PROBLEM DESCRIPTION:
Identify the lines bearing the string "React" and gather them.

__________

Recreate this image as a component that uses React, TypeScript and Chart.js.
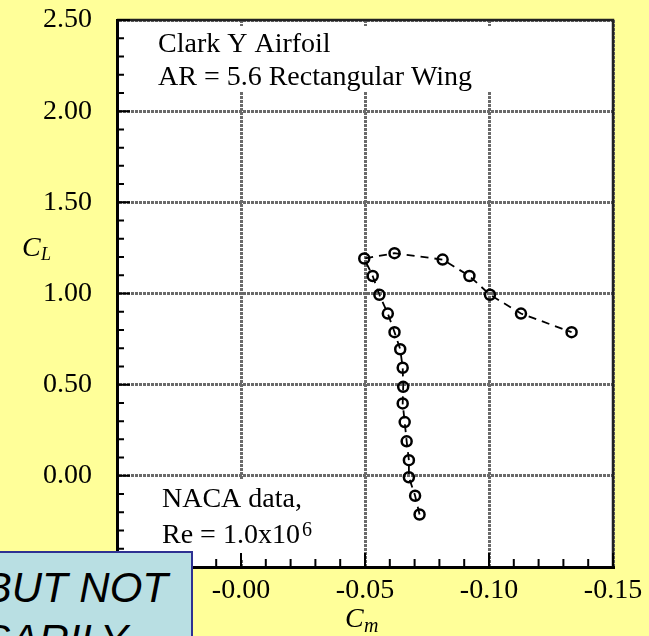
import React, { useEffect, useRef } from 'react';
import { Chart, registerables } from 'chart.js';
Chart.register(...registerables);

// Pitching moment coefficient (x) and lift coefficient (y), in angle-of-attack order
const cmValues = [-0.0720, -0.0702, -0.0677, -0.0677, -0.0668, -0.0660, -0.0652, -0.0654, -0.0652, -0.0642, -0.0619, -0.0592, -0.0558, -0.0531, -0.0497, -0.0619, -0.0813, -0.0921, -0.1004, -0.1129, -0.1333];
const clValues = [-0.212, -0.109, -0.008, 0.086, 0.189, 0.295, 0.397, 0.488, 0.593, 0.694, 0.788, 0.890, 0.993, 1.096, 1.192, 1.221, 1.186, 1.096, 0.993, 0.890, 0.788];

const xTickValues = [0.05, 0, -0.05, -0.1, -0.15];
const xTickLabels = ['0.05', '-0.00', '-0.05', '-0.10', '-0.15'];
const yTickValues = [-0.5, 0, 0.5, 1, 1.5, 2, 2.5];
const yTickLabels = ['-0.50', '0.00', '0.50', '1.00', '1.50', '2.00', '2.50'];
const titleLines = ['Clark Y Airfoil', 'AR = 5.6 Rectangular Wing'];
const noteLines = ['NACA data,', 'Re = 1.0x10', '6'];
const overlayLines = ['BUT NOT', 'NECESSARILY'];

const SERIF = '"Liberation Serif", "Times New Roman", serif';

function labelFor(v: number, values: number[], labels: string[]) {
  for (let i = 0; i < values.length; i++) {
    if (Math.abs(values[i] - v) < 1e-6) return labels[i];
  }
  return Number(v).toFixed(2);
}

const decor = {
  id: 'decor',
  beforeDraw(chart: any) {
    const { ctx, chartArea: a } = chart;
    ctx.save();
    ctx.fillStyle = '#ffffff';
    ctx.fillRect(a.left, a.top, a.right - a.left, a.bottom - a.top);
    ctx.restore();
  },
  beforeDatasetsDraw(chart: any) {
    const { ctx } = chart;
    ctx.save();
    ctx.fillStyle = '#ffffff';
    ctx.fillRect(150, 26, 347, 66);
    ctx.fillRect(150, 479, 176, 80);
    ctx.fillStyle = '#000';
    ctx.font = '28px ' + SERIF;
    ctx.textBaseline = 'alphabetic';
    ctx.textAlign = 'left';
    ctx.fillText(titleLines[0], 158, 52);
    ctx.fillText(titleLines[1], 158, 85);
    ctx.fillText(noteLines[0], 162, 507);
    ctx.fillText(noteLines[1], 162, 543);
    const w = ctx.measureText(noteLines[1]).width;
    ctx.font = '20px ' + SERIF;
    ctx.fillText(noteLines[2], 162 + w + 2, 536);
    ctx.restore();
  },
  afterDraw(chart: any) {
    const { ctx, chartArea: a, scales } = chart;
    const xs = scales.x;
    const ys = scales.y;
    ctx.save();
    // top / right frame
    ctx.strokeStyle = '#222';
    ctx.lineWidth = 2.5;
    ctx.beginPath();
    ctx.moveTo(a.left, a.top);
    ctx.lineTo(a.right, a.top);
    ctx.lineTo(a.right, a.bottom);
    ctx.stroke();
    // inward ticks
    ctx.strokeStyle = '#000';
    ctx.lineWidth = 2;
    ctx.beginPath();
    for (let i = -5; i <= 25; i++) {
      const y = ys.getPixelForValue(i / 10);
      const len = i % 5 === 0 ? 13 : 7;
      ctx.moveTo(a.left, y);
      ctx.lineTo(a.left + len, y);
    }
    for (let i = -15; i <= 5; i++) {
      const x = xs.getPixelForValue(i / 100);
      const len = i % 5 === 0 ? 14 : 8;
      ctx.moveTo(x, a.bottom);
      ctx.lineTo(x, a.bottom - len);
    }
    ctx.stroke();
    // axis titles
    ctx.fillStyle = '#000';
    ctx.textBaseline = 'alphabetic';
    ctx.textAlign = 'left';
    ctx.font = 'italic 28px ' + SERIF;
    ctx.fillText('C', 22, 256);
    ctx.font = 'italic 18px ' + SERIF;
    ctx.fillText('L', 41, 260);
    ctx.font = 'italic 28px ' + SERIF;
    ctx.fillText('C', 345, 627);
    ctx.font = 'italic 20px ' + SERIF;
    ctx.fillText('m', 364, 632);
    ctx.restore();
  },
};

export default function App() {
  const ref = useRef<HTMLCanvasElement | null>(null);
  useEffect(() => {
    if (!ref.current) return;
    const chart = new Chart(ref.current, {
      type: 'scatter',
      data: {
        datasets: [
          {
            data: cmValues.map((x, i) => ({ x, y: clValues[i] })),
            showLine: true,
            borderColor: '#000',
            borderWidth: 1.8,
            borderDash: [8, 6],
            pointRadius: 5,
            pointBorderWidth: 2.5,
            pointBorderColor: '#000',
            pointBackgroundColor: 'rgba(0,0,0,0)',
            pointStyle: 'circle',
          },
        ],
      },
      options: {
        responsive: false,
        animation: false,
        devicePixelRatio: 1,
        layout: { padding: { top: 20, right: 36, left: 0, bottom: 0 } },
        plugins: { legend: { display: false }, tooltip: { enabled: false } },
        scales: {
          x: {
            type: 'linear',
            min: -0.15,
            max: 0.05,
            reverse: true,
            afterFit: (s: any) => { s.height = 69; s.paddingLeft = 0; s.paddingRight = 0; },
            grid: { color: '#6a6a6a', lineWidth: 3, drawTicks: false },
            border: { display: true, color: '#000', width: 3, dash: [3, 1] },
            ticks: {
              stepSize: 0.05,
              padding: 7,
              color: '#000',
              font: { family: SERIF, size: 28 },
              maxRotation: 0,
              autoSkip: false,
              callback: (v: any) => labelFor(Number(v), xTickValues, xTickLabels),
            },
          },
          y: {
            type: 'linear',
            min: -0.5,
            max: 2.5,
            afterFit: (s: any) => { s.width = 117; s.paddingTop = 0; s.paddingBottom = 0; },
            grid: { color: '#6a6a6a', lineWidth: 3, drawTicks: false },
            border: { display: true, color: '#000', width: 3, dash: [3, 1] },
            ticks: {
              stepSize: 0.5,
              padding: 25,
              color: '#000',
              font: { family: SERIF, size: 28 },
              autoSkip: false,
              callback: (v: any) => labelFor(Number(v), yTickValues, yTickLabels),
            },
          },
        },
      },
      plugins: [decor],
    } as any);
    return () => chart.destroy();
  }, []);

  return (
    <div style={{ position: 'absolute', left: 0, top: 0, width: 649, height: 636, background: '#FFFF99', overflow: 'hidden' }}>
      <canvas ref={ref} width={649} height={636} style={{ width: 649, height: 636, display: 'block' }} />
      <div style={{ position: 'absolute', left: -4, top: 551, width: 197, height: 120, background: '#B9DFE3', border: '2px solid #2E3192', boxSizing: 'border-box' }} />
      <div style={{ position: 'absolute', right: 649 - 168, top: 567, whiteSpace: 'nowrap', font: 'italic 42px "Liberation Sans", Arial, sans-serif', lineHeight: '42px', color: '#000' }}>{overlayLines[0]}</div>
      <div style={{ position: 'absolute', right: 649 - 128, top: 619, whiteSpace: 'nowrap', font: 'italic 42px "Liberation Sans", Arial, sans-serif', lineHeight: '42px', color: '#000' }}>{overlayLines[1]}</div>
    </div>
  );
}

__________

FULL RESPONSE:
Recreate this image as a component that uses React, TypeScript and Chart.js.
import React, { useEffect, useRef } from 'react';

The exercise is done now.